As if that’s not enough, the seeming fair criticism pulled the trigger and fired a shot at the legal profession. Is that not personal? In buttressing our earlier stand of how Political Lawyers are treated, the Chief Whip remarked: “As a foremost lawmaker and a lawyer by profession, you cannot claim to be unaware of the deleterious effects of financial mismanagement and other abuses on the integrity and reputation of the Assembly. With this recklessness of yours, how can the House carry out its oversight functions when you are so corrupt and utterly insensitive?” In fact, in the second week of May, 2012, the Lagos State Governor, Raji Fashola, SAN was described as a ‘Dictatorial Governor’ after the government sacked 1,000 Doctors, despite being aware that he is a Senior Advocate in politics. The ‘dictatorial’ quality therefore, is anathema to the legal training and a sheer attempt to victimise the legal profession by the allusion to dictatorship in the personality of a Lawyer.
From all indications, these ‘attacks’ against the personality of these Lawyers and by extension, the legal profession, wouldn’t have been made as authored, or made directly to a politician, if the persons concerned are not Lawyers. Are these Lawyers not the ones responsible for the mighty maims? If Lawyers enter the political market, do they take the ‘law’ in them along? Can a Politician be a Lawyer concurrently or consecutively? Recently, after the former President of the Nigerian Bar Association, Rotimi Akeredolu, SAN made his intention known to vie for the office of the Governor of Ondo State, it was held in some quarters that Aketi has lowered his integrity. Why? It is believed that politics is incongruous with law and hardly would the game of politics be played without illegal acts and omissions. Is this always true? Should Lawyers run away from politics?

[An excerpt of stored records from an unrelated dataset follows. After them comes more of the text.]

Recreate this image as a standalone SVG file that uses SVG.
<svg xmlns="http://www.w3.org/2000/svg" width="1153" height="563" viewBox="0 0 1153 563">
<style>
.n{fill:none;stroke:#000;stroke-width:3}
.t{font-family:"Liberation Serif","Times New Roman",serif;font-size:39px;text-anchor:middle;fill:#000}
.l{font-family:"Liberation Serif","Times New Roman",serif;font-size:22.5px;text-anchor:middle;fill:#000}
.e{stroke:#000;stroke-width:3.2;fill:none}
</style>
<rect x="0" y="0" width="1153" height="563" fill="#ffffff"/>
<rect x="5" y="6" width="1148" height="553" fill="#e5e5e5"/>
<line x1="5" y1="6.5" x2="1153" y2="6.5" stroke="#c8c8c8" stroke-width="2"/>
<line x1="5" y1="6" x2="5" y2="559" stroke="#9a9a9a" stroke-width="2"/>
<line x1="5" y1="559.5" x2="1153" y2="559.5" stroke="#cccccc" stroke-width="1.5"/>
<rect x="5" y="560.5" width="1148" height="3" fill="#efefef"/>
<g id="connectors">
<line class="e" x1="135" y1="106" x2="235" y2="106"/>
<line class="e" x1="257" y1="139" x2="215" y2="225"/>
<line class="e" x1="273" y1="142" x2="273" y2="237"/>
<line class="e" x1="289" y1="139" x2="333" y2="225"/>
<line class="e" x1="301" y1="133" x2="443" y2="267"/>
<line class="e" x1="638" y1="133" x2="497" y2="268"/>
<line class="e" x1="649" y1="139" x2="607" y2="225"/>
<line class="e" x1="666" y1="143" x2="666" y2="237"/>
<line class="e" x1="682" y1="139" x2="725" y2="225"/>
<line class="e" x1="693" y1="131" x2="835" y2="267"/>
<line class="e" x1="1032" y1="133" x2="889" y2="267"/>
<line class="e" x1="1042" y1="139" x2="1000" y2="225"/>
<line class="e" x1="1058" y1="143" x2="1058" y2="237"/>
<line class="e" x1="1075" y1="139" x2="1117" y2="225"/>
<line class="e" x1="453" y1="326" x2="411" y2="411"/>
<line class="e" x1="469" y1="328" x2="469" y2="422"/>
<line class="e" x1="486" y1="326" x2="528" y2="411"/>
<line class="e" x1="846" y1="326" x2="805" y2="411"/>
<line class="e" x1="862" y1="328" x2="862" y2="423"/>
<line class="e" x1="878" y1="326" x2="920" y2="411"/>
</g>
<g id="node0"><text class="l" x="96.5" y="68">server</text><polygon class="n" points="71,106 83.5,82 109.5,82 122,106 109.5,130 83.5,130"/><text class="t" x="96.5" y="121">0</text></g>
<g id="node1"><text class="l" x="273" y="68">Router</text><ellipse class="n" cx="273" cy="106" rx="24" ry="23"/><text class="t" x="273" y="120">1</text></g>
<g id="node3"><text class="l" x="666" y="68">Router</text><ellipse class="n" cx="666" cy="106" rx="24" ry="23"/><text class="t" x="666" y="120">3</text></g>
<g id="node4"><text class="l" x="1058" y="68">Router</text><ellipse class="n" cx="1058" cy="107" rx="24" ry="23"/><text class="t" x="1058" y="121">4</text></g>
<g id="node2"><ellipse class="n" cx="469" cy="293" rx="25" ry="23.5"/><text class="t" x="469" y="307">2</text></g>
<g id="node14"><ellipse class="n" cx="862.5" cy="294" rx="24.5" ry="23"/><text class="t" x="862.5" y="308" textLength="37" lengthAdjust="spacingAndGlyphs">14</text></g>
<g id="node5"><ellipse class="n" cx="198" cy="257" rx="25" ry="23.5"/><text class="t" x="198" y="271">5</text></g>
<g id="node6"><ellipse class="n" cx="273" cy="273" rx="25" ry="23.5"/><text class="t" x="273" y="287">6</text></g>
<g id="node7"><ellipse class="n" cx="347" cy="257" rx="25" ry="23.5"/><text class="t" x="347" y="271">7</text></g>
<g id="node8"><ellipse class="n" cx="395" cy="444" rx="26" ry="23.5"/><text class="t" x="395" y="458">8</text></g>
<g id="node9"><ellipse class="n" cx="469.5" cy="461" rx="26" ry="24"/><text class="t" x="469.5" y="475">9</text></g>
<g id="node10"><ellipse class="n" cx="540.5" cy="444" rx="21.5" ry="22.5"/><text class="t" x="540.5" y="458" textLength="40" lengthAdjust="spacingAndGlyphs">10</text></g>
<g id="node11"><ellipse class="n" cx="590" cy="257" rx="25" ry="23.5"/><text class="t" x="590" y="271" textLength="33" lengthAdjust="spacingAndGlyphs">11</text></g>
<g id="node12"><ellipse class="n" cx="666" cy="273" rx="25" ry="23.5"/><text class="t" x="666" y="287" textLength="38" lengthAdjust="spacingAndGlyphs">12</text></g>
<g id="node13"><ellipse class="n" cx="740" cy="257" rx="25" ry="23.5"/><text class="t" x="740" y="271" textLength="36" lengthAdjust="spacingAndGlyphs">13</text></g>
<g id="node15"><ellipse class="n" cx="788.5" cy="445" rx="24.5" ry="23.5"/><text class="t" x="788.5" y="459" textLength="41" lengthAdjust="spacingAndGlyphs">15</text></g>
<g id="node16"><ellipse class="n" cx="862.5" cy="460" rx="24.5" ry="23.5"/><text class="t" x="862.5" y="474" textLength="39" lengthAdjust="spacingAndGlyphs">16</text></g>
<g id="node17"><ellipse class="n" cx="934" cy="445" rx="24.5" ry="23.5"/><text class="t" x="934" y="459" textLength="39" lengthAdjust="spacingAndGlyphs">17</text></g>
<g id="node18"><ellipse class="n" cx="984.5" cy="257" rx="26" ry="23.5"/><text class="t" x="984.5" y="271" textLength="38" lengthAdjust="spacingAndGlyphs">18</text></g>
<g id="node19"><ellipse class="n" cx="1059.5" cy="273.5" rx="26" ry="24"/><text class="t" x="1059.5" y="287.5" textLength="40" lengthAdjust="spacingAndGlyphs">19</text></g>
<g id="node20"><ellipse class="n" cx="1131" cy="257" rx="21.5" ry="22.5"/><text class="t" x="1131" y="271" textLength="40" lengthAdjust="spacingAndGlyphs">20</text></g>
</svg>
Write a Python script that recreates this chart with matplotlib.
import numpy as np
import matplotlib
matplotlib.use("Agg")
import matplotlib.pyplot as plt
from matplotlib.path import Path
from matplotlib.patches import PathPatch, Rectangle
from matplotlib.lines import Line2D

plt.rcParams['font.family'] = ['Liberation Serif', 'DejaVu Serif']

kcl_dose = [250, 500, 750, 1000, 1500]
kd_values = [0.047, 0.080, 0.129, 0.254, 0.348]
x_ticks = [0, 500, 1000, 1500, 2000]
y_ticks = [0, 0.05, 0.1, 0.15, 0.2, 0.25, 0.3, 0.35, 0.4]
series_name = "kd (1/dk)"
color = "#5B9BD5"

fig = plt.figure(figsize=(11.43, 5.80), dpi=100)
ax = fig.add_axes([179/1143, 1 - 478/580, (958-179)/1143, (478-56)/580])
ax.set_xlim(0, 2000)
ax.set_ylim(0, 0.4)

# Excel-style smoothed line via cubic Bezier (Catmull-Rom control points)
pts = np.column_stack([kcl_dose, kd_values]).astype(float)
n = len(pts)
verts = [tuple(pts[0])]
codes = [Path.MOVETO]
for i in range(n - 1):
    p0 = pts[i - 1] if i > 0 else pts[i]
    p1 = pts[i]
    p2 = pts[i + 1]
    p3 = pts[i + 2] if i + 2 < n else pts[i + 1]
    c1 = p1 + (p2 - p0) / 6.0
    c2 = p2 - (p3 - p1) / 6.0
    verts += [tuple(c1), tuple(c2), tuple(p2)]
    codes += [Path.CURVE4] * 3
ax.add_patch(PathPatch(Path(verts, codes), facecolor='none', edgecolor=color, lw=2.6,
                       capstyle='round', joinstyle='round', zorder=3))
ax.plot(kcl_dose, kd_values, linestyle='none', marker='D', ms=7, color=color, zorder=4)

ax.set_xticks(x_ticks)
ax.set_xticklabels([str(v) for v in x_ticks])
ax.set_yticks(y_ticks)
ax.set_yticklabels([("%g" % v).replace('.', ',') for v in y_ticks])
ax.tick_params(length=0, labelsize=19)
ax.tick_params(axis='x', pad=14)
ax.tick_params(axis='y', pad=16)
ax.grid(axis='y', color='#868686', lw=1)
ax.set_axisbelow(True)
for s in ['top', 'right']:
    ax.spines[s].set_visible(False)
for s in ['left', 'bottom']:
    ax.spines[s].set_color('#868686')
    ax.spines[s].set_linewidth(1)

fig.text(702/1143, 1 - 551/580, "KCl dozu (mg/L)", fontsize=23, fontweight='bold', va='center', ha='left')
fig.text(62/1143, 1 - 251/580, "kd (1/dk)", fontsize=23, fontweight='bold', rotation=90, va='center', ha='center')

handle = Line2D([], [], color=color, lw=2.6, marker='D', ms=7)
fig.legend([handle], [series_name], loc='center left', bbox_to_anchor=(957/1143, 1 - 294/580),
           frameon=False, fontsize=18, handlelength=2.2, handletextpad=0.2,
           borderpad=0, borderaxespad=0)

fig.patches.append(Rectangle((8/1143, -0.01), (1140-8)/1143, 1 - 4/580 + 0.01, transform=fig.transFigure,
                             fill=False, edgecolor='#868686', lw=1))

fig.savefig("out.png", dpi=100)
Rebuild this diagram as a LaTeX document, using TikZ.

At any rate, the fact still remains that politics, in the way we see it played, is far apart from the legal training. It’s therefore, inherently impossible for a Lawyer to imbibe the spirit of law into the pitch of politics in the strict sense. Also, running away from the seeming Aladdin’s cave will not be an option. After all, if a lawyer is trained to defend the rule of law, he cannot do that successfully by being politicsphobic. Let’s see the actors play their role on the stage of politics. Not all the politicians are corrupt! Not all the lawyers do what the law says, just like any other citizen. Fair criticism of lawyers’ act is necessary to save the integrity of the noblest profession on earth and probably in heaven.